Early 19th Century Ackermann Illustrative Plates Collide With Contemporary Fashion:
Lasell University Students Explore Intrinsic Links Between History and Modern Design
Object ID:
Narducci, Leo
Object Details:
Deceptively dress-like, this bright jumpsuit was designed by Leo Narducci in the 1970s. Narducci won the coveted Cody Award in 1964 and was focused on creating glamourous as well as wearable garments for real women who had active lifestyles. The jumpsuit is sleeveless with palazzo pants that billow out to floor. Red, yellow, blue, green, black, and white jumps out from the heavily patterned polyester fabric which is wash-and-wear. The wide waistband sits slightly above the natural waistline, elongating the figure.

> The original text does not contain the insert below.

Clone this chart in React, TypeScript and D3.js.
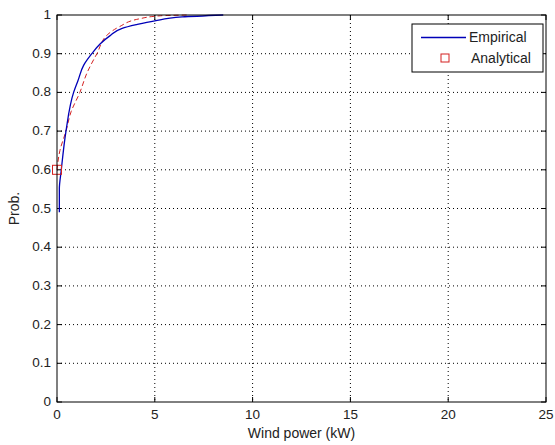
import React from "react";
import * as d3 from "d3";

const xTicks = [0, 5, 10, 15, 20, 25];
const yTicks = [0, 0.1, 0.2, 0.3, 0.4, 0.5, 0.6, 0.7, 0.8, 0.9, 1];
const yTickLabels = ["0", "0.1", "0.2", "0.3", "0.4", "0.5", "0.6", "0.7", "0.8", "0.9", "1"];

const empX = [0.12, 0.12, 0.22, 0.46, 0.85, 1.07, 1.36, 1.78, 2.2, 2.7, 3.3, 4.05, 5.0, 6.4, 8.5];
const empY = [0.49, 0.55, 0.6, 0.7, 0.8, 0.83, 0.87, 0.9, 0.925, 0.946, 0.965, 0.975, 0.985, 0.995, 1.0];

const anaX = [0, 0.15, 0.46, 0.72, 1.17, 1.53, 2.04, 2.6, 3.2, 4.2, 5.3, 6.7];
const anaY = [0.6, 0.65, 0.7, 0.75, 0.8, 0.85, 0.9, 0.95, 0.97, 0.99, 0.998, 1.0];

const markerX = [0];
const markerY = [0.6];

const W = 555, H = 445;
const L = 57, R = 546, T = 15, B = 402;

export default function App() {
  const x = d3.scaleLinear().domain([0, 25]).range([L, R]);
  const y = d3.scaleLinear().domain([0, 1]).range([B, T]);
  const line = d3.line<[number, number]>().x(d => x(d[0])).y(d => y(d[1])).curve(d3.curveMonotoneY);
  const emp = empX.map((v, i) => [v, empY[i]] as [number, number]);
  const ana = anaX.map((v, i) => [v, anaY[i]] as [number, number]);
  const font = "'Liberation Sans', Arial, sans-serif";
  const tc = "#222";
  const fs = 13.5;
  return (
    <svg width={W} height={H} style={{ position: "absolute", left: 0, top: 0, background: "#fff" }} fontFamily={font}>
      <rect x={0} y={0} width={W} height={H} fill="#fff" />
      {/* grid */}
      {xTicks.slice(1, -1).map(t => (
        <line key={"gx" + t} x1={x(t)} x2={x(t)} y1={T} y2={B} stroke="#000" strokeWidth={1} strokeDasharray="1,3" />
      ))}
      {yTicks.slice(1, -1).map(t => (
        <line key={"gy" + t} x1={L} x2={R} y1={y(t)} y2={y(t)} stroke="#000" strokeWidth={1} strokeDasharray="1,3" />
      ))}
      {/* ticks */}
      {xTicks.map(t => (
        <g key={"tx" + t}>
          <line x1={x(t)} x2={x(t)} y1={B} y2={B - 5} stroke="#000" />
          <line x1={x(t)} x2={x(t)} y1={T} y2={T + 5} stroke="#000" />
          <text x={x(t)} y={B + 17} textAnchor="middle" fontSize={fs} fill={tc}>{t}</text>
        </g>
      ))}
      {yTicks.map((t, i) => (
        <g key={"ty" + t}>
          <line x1={L} x2={L + 5} y1={y(t)} y2={y(t)} stroke="#000" />
          <line x1={R} x2={R - 5} y1={y(t)} y2={y(t)} stroke="#000" />
          <text x={L - 6} y={y(t) + 4} textAnchor="end" fontSize={fs} fill={tc}>{yTickLabels[i]}</text>
        </g>
      ))}
      {/* curves */}
      <path d={line(ana) || ""} fill="none" stroke="#d42020" strokeWidth={1} strokeDasharray="5,3" />
      <path d={line(emp) || ""} fill="none" stroke="#0000b8" strokeWidth={1.3} />
      {markerX.map((v, i) => (
        <rect key={"m" + i} x={x(v) - 4.5} y={y(markerY[i]) - 4.5} width={9} height={9} fill="none" stroke="#d42020" strokeWidth={1} />
      ))}
      {/* box */}
      <rect x={L} y={T} width={R - L} height={B - T} fill="none" stroke="#000" strokeWidth={1} />
      {/* legend */}
      <g>
        <rect x={412} y={24} width={131} height={48} fill="#fff" stroke="#000" strokeWidth={1} />
        <line x1={421} x2={466} y1={37.5} y2={37.5} stroke="#0000b8" strokeWidth={1.3} />
        <text x={469} y={42} fontSize={14} fill={tc}>Empirical</text>
        <rect x={441} y={54} width={8} height={8} fill="none" stroke="#d42020" strokeWidth={1} />
        <text x={471} y={63} fontSize={14} fill={tc}>Analytical</text>
      </g>
      {/* axis labels */}
      <text x={(L + R) / 2} y={438} textAnchor="middle" fontSize={14} fill={tc}>Wind power (kW)</text>
      <text transform={`translate(19, ${(T + B) / 2}) rotate(-90)`} textAnchor="middle" fontSize={14} fill={tc}>Prob.</text>
    </svg>
  );
}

The scoop neckline is supplemented with a cowl-necked scarf that covers the head and softly frames the face.
Compare to this record: Ackermann Fashion Plate

Cultural Connections:

In 1774, the ban on imported textiles from India was lifted in Britain, thus causing a boom regarding the importation of Indian chintz fabric.5 Although the Ackermann illustration does not show a dress made from chintz, its eclectic style is influenced by the relationship between India and England during the late 18th century. By the early 19th century, not only was chintz fabric a common material in Britain, but Eastern fashions were also interpreted by those who travelled abroad by way of the East India Trading Company. Eastern-influenced styles were fully embraced by 1816, encompassed in the craze for exoticism --- the fascination with styles and elements from far away regions.
Clothing in the 1970s was well known for its use of Bohemian, psychedelic, and Eastern European folk costume. Designer Yves Saint Laurent displayed an interest in the perceived exotic with the launch of his perfume "Opium" in 1977 which was inspired by China and coincided with his Autumn/Winter collection. 6 Just as the Ackermann illustration suggests an enchantment with the East, Narducci's jumpsuit captures a similar allure through its stylistic silhouette. These features translate swiftly into fashion during both eras resulting in the corresponding head-covering styles and the overall effect of each interpretation.

5 Susan North, 18th-Century Fashion in Detail, London: Thames & Hudson, 2016, p.159.